It had been, if indeed there is such a thing, an ordinary day of touring in China. It isn't that China is an ordinary place, but after you spend a couple of weeks in almost any place, it can seem ordinary. You have breakfast at the hotel, you can't really talk to anybody because they don't speak English, the tour bus takes you to some museum, then to some palace or something, then you have a lunch at some supposedly great restaurant -- best in town but real similar to the last town's best place -- and then you visit some ancient ruins that nobody seems to know much about, then you chill at the hotel for a while before dinner, which you assume will be forgettable as well.
No one can achieve a state of jadedness, of difficulty to impress, of ho-humness like the international traveler.
In this particular case, we were on a long tour of China and had reached their equivalent of the Wild West. We were in a place called Urumchi, which even if you've been to China or always wanted to go to China, you've probably never heard of. That's because there's virtually no reason to go there. Tourists in China go to Urumchi for the same reason they'd go to Boise: to get someplace on the other side of it.
And so it was with us. We were on our way to a wonderful place called Kashgar, and for logistical reasons, we needed to spend a night in Urumchi. When we asked our tour guide what, if anything, was special about Urumchi, she told us three things: 1) It's a modern, business-oriented town; 2) it's the most landlocked city on earth; 3) and it's near the third-lowest point on earth, the Turfan Depression out in the Taklimikan Desert, which is 154 meters below the sea. The literature told us that Urumchi was a Mongolian word for "beautiful pastures," but I assumed (correctly) that those pastures had all been replaced by the modern, business town.
Now, about dinner. I knew nothing about the food in Urumchi when I was there, but now that I look around on the Internet, I see that the local fare consists of roasted sheep, kebabs, stuffed steamed buns, mutton, dried sour cheese, and all sorts of fruits and melons, including Hami, "one of the most famous melons in China big in size, sweet, delicious, crisp and juicy, containing as much sugar as 12-14%."

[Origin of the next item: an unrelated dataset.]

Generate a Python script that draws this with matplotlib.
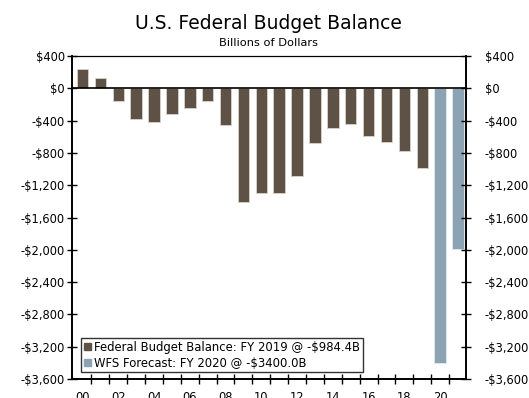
import matplotlib.pyplot as plt
import numpy as np
from matplotlib.patches import Patch
from matplotlib.ticker import FixedLocator, FuncFormatter

# fiscal years 2000-2021, billions of dollars
years = list(range(2000, 2022))
actual = [236, 128, -158, -378, -413, -318, -248, -161, -459, -1413,
          -1294, -1300, -1087, -680, -485, -442, -585, -665, -779, -984]
forecast = [-3400, -1990]

BROWN = "#5e5246"
BLUE = "#8ba3b3"


def money(v, pos=None):
    if v < 0:
        return "-${:,.0f}".format(-v)
    return "${:,.0f}".format(v)


fig = plt.figure(figsize=(5.29, 3.98), dpi=100)
ax = fig.add_axes([0.136, 0.048, 0.745, 0.811])

x = np.arange(len(years))
n_act = len(actual)
ax.bar(x[:n_act], actual, width=0.64, color=BROWN, edgecolor="#d8d2ca", linewidth=0.6, zorder=2)
ax.bar(x[n_act:], forecast, width=0.64, color=BLUE, edgecolor="#e4e9ec", linewidth=0.6, zorder=2)
ax.axhline(0, color="black", linewidth=1.2, zorder=3)

ax.set_ylim(-3600, 400)
ax.set_xlim(-0.59, len(years) - 0.55)
yt = np.arange(-3600, 401, 400)
ax.set_yticks(yt)
ax.yaxis.set_major_formatter(FuncFormatter(money))
ax.tick_params(axis="y", direction="inout", length=7, width=1, labelsize=8.3, pad=1.5)

ax.set_xticks(x[::2])
ax.set_xticklabels(["{:02d}".format(y % 100) for y in years[::2]])
ax.xaxis.set_minor_locator(FixedLocator(x[:-1] + 0.5))
ax.tick_params(axis="x", which="major", length=0, labelsize=8.3, pad=9)
ax.tick_params(axis="x", which="minor", direction="inout", length=7, width=1)

ax2 = ax.twinx()
ax2.set_ylim(ax.get_ylim())
ax2.set_yticks(yt)
ax2.yaxis.set_major_formatter(FuncFormatter(money))
ax2.tick_params(axis="y", direction="inout", length=7, width=1, labelsize=8.3, pad=10)

for a in (ax, ax2):
    for s in a.spines.values():
        s.set_linewidth(1.2)
    a.spines["top"].set_linewidth(0.8)

handles = [Patch(color=BROWN, label="Federal Budget Balance: FY 2019 @ -$984.4B"),
           Patch(color=BLUE, label="WFS Forecast: FY 2020 @ -$3400.0B")]
leg = ax.legend(handles=handles, loc="lower left", bbox_to_anchor=(0.023, 0.02),
                fontsize=8.4, frameon=True, fancybox=False, handlelength=0.6,
                handleheight=0.6, handletextpad=0.3, borderpad=0.25,
                labelspacing=0.25, borderaxespad=0)
leg.get_frame().set_edgecolor("black")
leg.get_frame().set_linewidth(1.0)

fig.text(0.507, 0.94, "U.S. Federal Budget Balance", ha="center", va="center", fontsize=13.5)
fig.text(0.507, 0.893, "Billions of Dollars", ha="center", va="center", fontsize=8.2)

fig.savefig("out.png", dpi=100)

Had we only known. We had, by this point in the trip, established a pattern of telling our local hosts that, while we're sure the hotel has an excellent chef, we'd prefer to eat the local fare. We had dived into street markets and scary places and had some truly memorable meals. But in Urumchi we were tired, just travelers on the way someplace, so we took what the hotel gave us, which was fish.
It took us a few minutes to make the connection. Fish. In Urumchi. The most landlocked city in the world -- landlocked, as in farthest from any ocean. Doesn't seem to add up, does it? Beautiful pastures plus desert plus fruits and melons equals fish for dinner. I had to ask, and the waitress looked panicked for a moment, then said, "It is from the fish lake" -- and disappeared back into the kitchen.
And so we ate our fish, but I remember nothing about it. That's because at the table next to us were about a dozen businessmen, still in their suits and all drinking very heavily. We were told they were from Taiwan. When their dinner came out, it was the more traditional fare: roasted goat. But get this: It was the whole goat! Horns, hooves, teeth, everything. And these drunk Taiwanese dudes were pumped! They had their pictures taken with it, they were messing around with it, poking it in the eyes, trying to make its lips move like it was talking very disturbing. Then, as they ate it, and got drunker, and started hitting on the poor waitress, they started fighting over who got which piece -- of the goat, not the waitress -- and taking bets on who would eat the eyes, for example.
When we had finished our own, boring meal, I headed for my room: surrender the dining room to the goat-eaters. Like most hotels in western China, this one was having troubles with its elevator, so I had to wait awhile. When it finally opened, I walked in, let out a sigh of relief -- tomorrow is another day -- and, just as the doors were about to close, here come the Taiwanese dudes.
When they all packed in -- and it took some packing -- I was jammed in the corner, and I couldn't even move my arms. They got the doors closed on the third try. Then the elevator went about five feet, a buzzer sounded, and it stopped. Everybody laughed, except the tall American, who called out to his creator.
What seemed a few days later, one of the Taiwanese dudes started to hum, and then another one, and pretty soon they were all singing. I spiced up my vocabulary, since they couldn't understand me anyway, and even tried to sing along. "I want out of this f--ing elevator," I crooned, "or I'm gonna kill me a Taiwanese dude!"
I really don't recall how long we were stuck in there. I know we got out and nobody died, but it was touch-and-go for a minute there. And I know that, as usual on the road, there are no ordinary days.